Land of the Dead - dir. George A. Romero - USA
I wanted this to be my "trashy" top 10 pick, but as it came out in the middle of the year, I've had time for it to escape my memory. A helluva lot better than Day of the Dead, Romero successfully advances his zombies and pulls the best performance out of Dennis Hopper in a long time.

Jesus is Magic - dir. Liam Lynch - USA
We all know Sarah Silverman's funny... and Jesus is Magic is a worthy display of her comic talents and quirks. In the world of comediennes, Silverman stands tallest over the ones who are either too irritating (Kathy Griffin, Sandra Bernhard) or too heart-on-their-sleeve (Margaret Cho).

9 Songs - dir. Michael Winterbottom - UK
Known as the chameleon of British cinema with his strange ouevre of lesbian road flicks (Butterfly Kiss), neo-westerns (The Claim), rock n roll biopics (24 Hour Party People) and documentary-narratives (In This World), Winterbottom garnered his most attention here, where he attempted to fuse unsimulated sex into a nostalgic romance between a glaciologist (Kieran O'Brien) and an American student (Margo Stilley). His attempt is admirable, and there are moments where the 9 Songs is vividly alive.
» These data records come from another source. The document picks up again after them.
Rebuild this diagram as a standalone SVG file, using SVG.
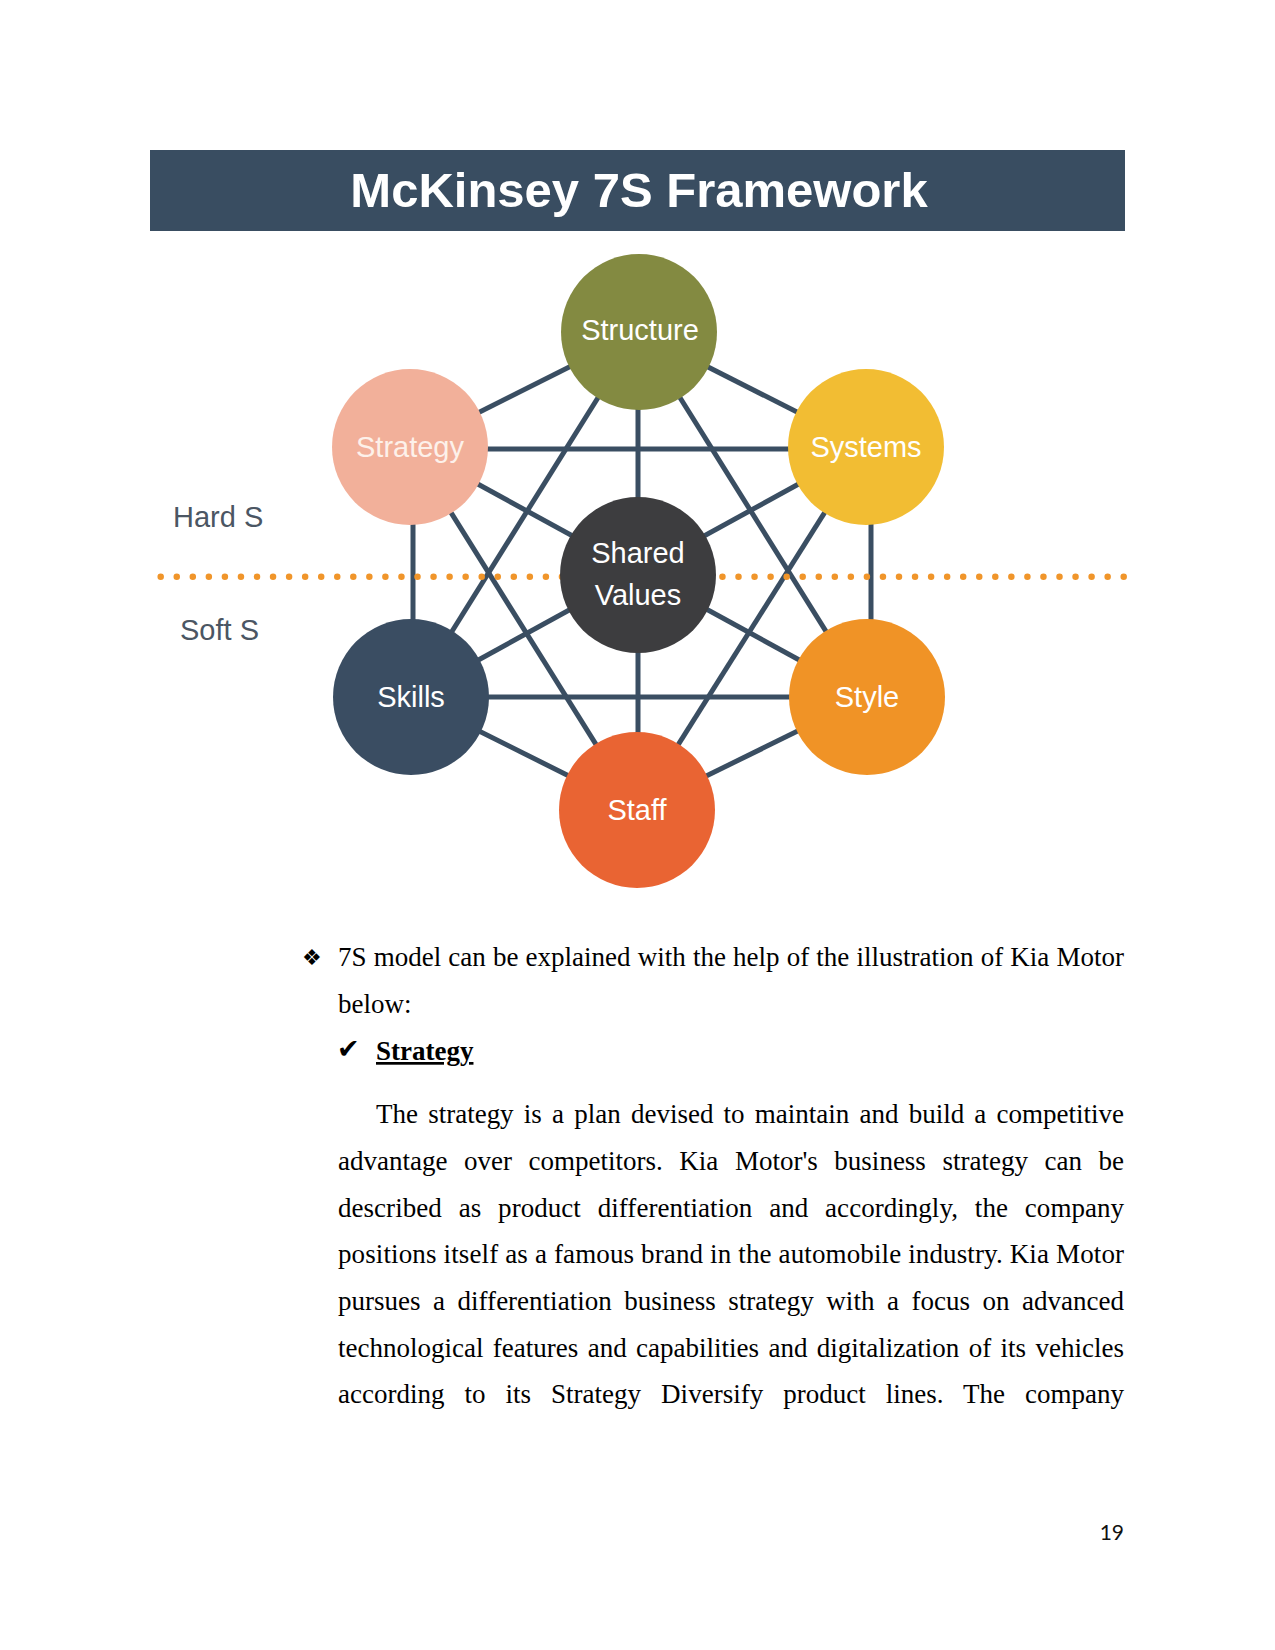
<svg xmlns="http://www.w3.org/2000/svg" width="1275" height="1650" viewBox="0 0 1275 1650">
<style>
.lbl{font-family:"Liberation Sans",Arial,sans-serif;font-size:29px;fill:#ffffff;text-anchor:middle}
.side{font-family:"Liberation Sans",Arial,sans-serif;font-size:29px;fill:#4b5663}
.edge{stroke:#3a4e62;stroke-width:5;fill:none}
.body{font-family:"Liberation Serif","Times New Roman",serif;font-size:27px;fill:#000000}
</style>
<rect width="1275" height="1650" fill="#ffffff"/>
<g id="title">
<rect x="150" y="150" width="975" height="81" fill="#394d61"/>
<text x="639" y="207" font-family="Liberation Sans, Arial, sans-serif" font-size="49" font-weight="bold" fill="#ffffff" text-anchor="middle">McKinsey 7S Framework</text>
</g>
<g id="connectors">
<line class="edge" x1="639" y1="332" x2="410" y2="447"/>
<line class="edge" x1="639" y1="332" x2="866" y2="447"/>
<line class="edge" x1="638" y1="332" x2="638" y2="810"/>
<line class="edge" x1="639" y1="332" x2="411" y2="697"/>
<line class="edge" x1="639" y1="332" x2="867" y2="697"/>
<line class="edge" x1="410" y1="449" x2="866" y2="449"/>
<line class="edge" x1="413" y1="447" x2="413" y2="697"/>
<line class="edge" x1="410" y1="447" x2="637" y2="810"/>
<line class="edge" x1="410" y1="447" x2="867" y2="697"/>
<line class="edge" x1="871" y1="447" x2="871" y2="697"/>
<line class="edge" x1="866" y1="447" x2="637" y2="810"/>
<line class="edge" x1="866" y1="447" x2="411" y2="697"/>
<line class="edge" x1="411" y1="697" x2="867" y2="697"/>
<line class="edge" x1="411" y1="697" x2="637" y2="810"/>
<line class="edge" x1="867" y1="697" x2="637" y2="810"/>
</g>
<g id="divider">
<line x1="160.7" y1="576.7" x2="1124" y2="576.7" stroke="#f0952a" stroke-width="6.5" stroke-linecap="round" stroke-dasharray="0 16.05"/>
<text class="side" x="173" y="527">Hard S</text>
<text class="side" x="180" y="640">Soft S</text>
</g>
<g id="structure">
<circle cx="639" cy="332" r="78" fill="#838a41"/>
<text class="lbl" x="640" y="340">Structure</text>
</g>
<g id="strategy">
<circle cx="410" cy="447" r="78" fill="#f2b09a"/>
<text class="lbl" x="410" y="457" style="fill:#fdf1ea">Strategy</text>
</g>
<g id="systems">
<circle cx="866" cy="447" r="78" fill="#f2bd33"/>
<text class="lbl" x="866" y="457">Systems</text>
</g>
<g id="shared-values">
<circle cx="638" cy="575" r="78" fill="#3d3d3f"/>
<text class="lbl" x="638" y="563">Shared</text>
<text class="lbl" x="638" y="605">Values</text>
</g>
<g id="skills">
<circle cx="411" cy="697" r="78" fill="#3a4d62"/>
<text class="lbl" x="411" y="707">Skills</text>
</g>
<g id="style">
<circle cx="867" cy="697" r="78" fill="#f09326"/>
<text class="lbl" x="867" y="707">Style</text>
</g>
<g id="staff">
<circle cx="637" cy="810" r="78" fill="#e96433"/>
<text class="lbl" x="637" y="820">Staff</text>
</g>
<g id="body">
<text x="302" y="965" font-family="DejaVu Sans, sans-serif" font-size="22" fill="#000">❖</text>
<text class="body" x="338" y="966" word-spacing="0.4" textLength="786" lengthAdjust="spacing">7S model can be explained with the help of the illustration of Kia Motor</text>
<text class="body" x="338" y="1013">below:</text>
<text x="337" y="1058" font-family="DejaVu Sans, sans-serif" font-size="27" fill="#000">✔</text>
<text class="body" x="376" y="1060" font-weight="bold" text-decoration="underline">Strategy</text>
<text class="body" x="376" y="1123" word-spacing="3.47" textLength="748" lengthAdjust="spacing">The strategy is a plan devised to maintain and build a competitive</text>
<text class="body" x="338" y="1170" word-spacing="9.8" textLength="786" lengthAdjust="spacing">advantage over competitors. Kia Motor's business strategy can be</text>
<text class="body" x="338" y="1216.7" word-spacing="10.1" textLength="786" lengthAdjust="spacing">described as product differentiation and accordingly, the company</text>
<text class="body" x="338" y="1263.3" word-spacing="0.07" textLength="786" lengthAdjust="spacing">positions itself as a famous brand in the automobile industry. Kia Motor</text>
<text class="body" x="338" y="1310" word-spacing="5.77" textLength="786" lengthAdjust="spacing">pursues a differentiation business strategy with a focus on advanced</text>
<text class="body" x="338" y="1356.7" word-spacing="2.65" textLength="786" lengthAdjust="spacing">technological features and capabilities and digitalization of its vehicles</text>
<text class="body" x="338" y="1403.3" word-spacing="13.2" textLength="786" lengthAdjust="spacing">according to its Strategy Diversify product lines. The company</text>
</g>
<g id="page-number">
<text x="1124" y="1540" font-family="Lato, Liberation Sans, sans-serif" font-size="21" fill="#111" text-anchor="end">19</text>
</g>
</svg>
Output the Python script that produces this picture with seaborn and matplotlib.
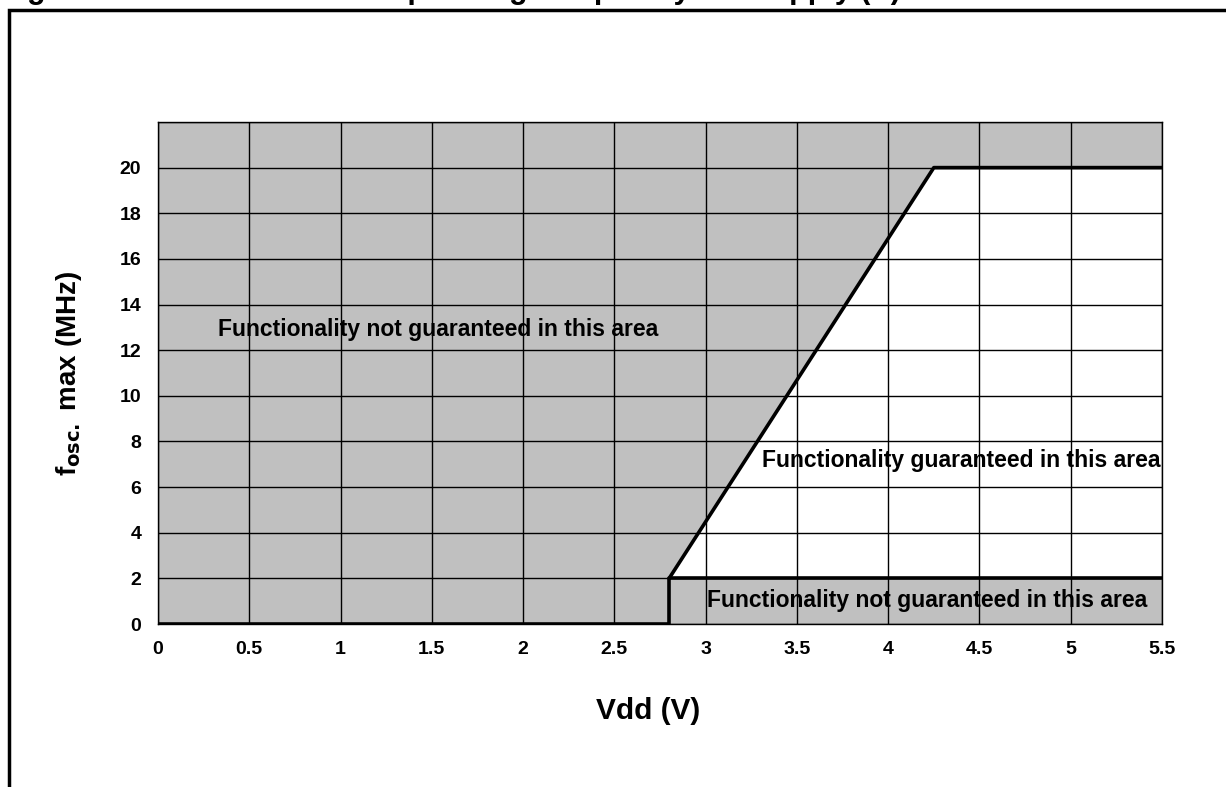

Yet he never gets past the gimmick: the promise of real sex set against nine musical live performances.

The Baxter - dir. Michael Showalter - USA
Perhaps it had something to do with the fact that I followed this up with The 40-Year-Old Virgin, which I hated, that I found this to be a breath of fresh air. Coming from one-third of the Stella guys (though starring all three), The Baxter is probably a lot more subtle than you'd expect and surprisingly sweet. Michelle Williams displays a nice comic talent (and singing voice) and is far more impressive here than in Brokeback Mountain; Justin Theroux is hilarious.

The Ballad of Jack & Rose - dir. Rebecca Miller - USA
Like Walk on Water, director Miller (Personal Velocity) kills The Ballad of Jack & Rose with her leftist propaganda (oh, really, urban sprall is bad?), ruining what could have been a clever, off-the-map depiction of a motherless young girl's coming-of-age on a nearly empty island with her father (Daniel Day-Lewis) who she's sexually attracted to and her new "step mother" (Catherine Keener).

March of the Penguins [ La Marche de l'empereur ] - dir. Luc Jacquet - France
Mad Hot Ballroom - dir. Marilyn Agrelo - USA
Documentaries need be extra special for me to go wild over. I appreciate them on their own level, but I'm all about the magic and illusion of cinema. And while March of the Penguins is richy cinematic, both this and Mad Hot Ballroom recall too soon Winged Migration and Spellbound.

And the rest of the films lie somewhere in a limbo of disinterest and quiet dislike.

Izo - dir. Takashi Miike - Japan
5x2 [ Cinq fois deux ] - François Ozon - France
Lila dit ça [ Lila Says ] - dir. Ziad Doueiri - France/UK
Palindromes - dir. Todd Solondz - USA
Heights - dir. Chris Terrio - USA
Samaritan Girl [ Samaria ] - dir. Kim Ki-duk - South Korea
Primo amore - dir. Matteo Garrone - Italy
Head-On [ Gegen die Wand ] - dir. Fatih Akin - Germany/Turkey
It's All Gone Pete Tong - dir. Michael Dowse - UK/Canada
Hardcore - dir. Dennis Iliadis - Greece
Liberated Zone [ Befreite Zone ] - dir. Norbert Baumgarten - Germany
America Brown - dir. Paul Black - USA
Sin City - dir. Frank Miller, Robert Rodriguez, Quentin Tarantino - USA
Four Brothers - dir. John Singleton - USA
Ils se marièrent et eurent beaucoup d'enfants [ Happily Ever After ] - dir. Yvan Attal - France
The Edukators [ Die Fetten Jahre sind vorbei ] - dir. Hans Weingartner - Germany

And.... best of all, I may have found my film of 2005: Grizzly Man.

As I'm taking a class now on Herzog, expect a detailed review of Grizzly Man as well as rants on some of his other works. Oh, and some day I'll remember to include Oldboy in my 2005 rants.


stew stew said...

You should just go ahead and make Grizzly Man the years best.

J said...

Don't worry, Grizzly Man will most likely not be topped as the best of 05.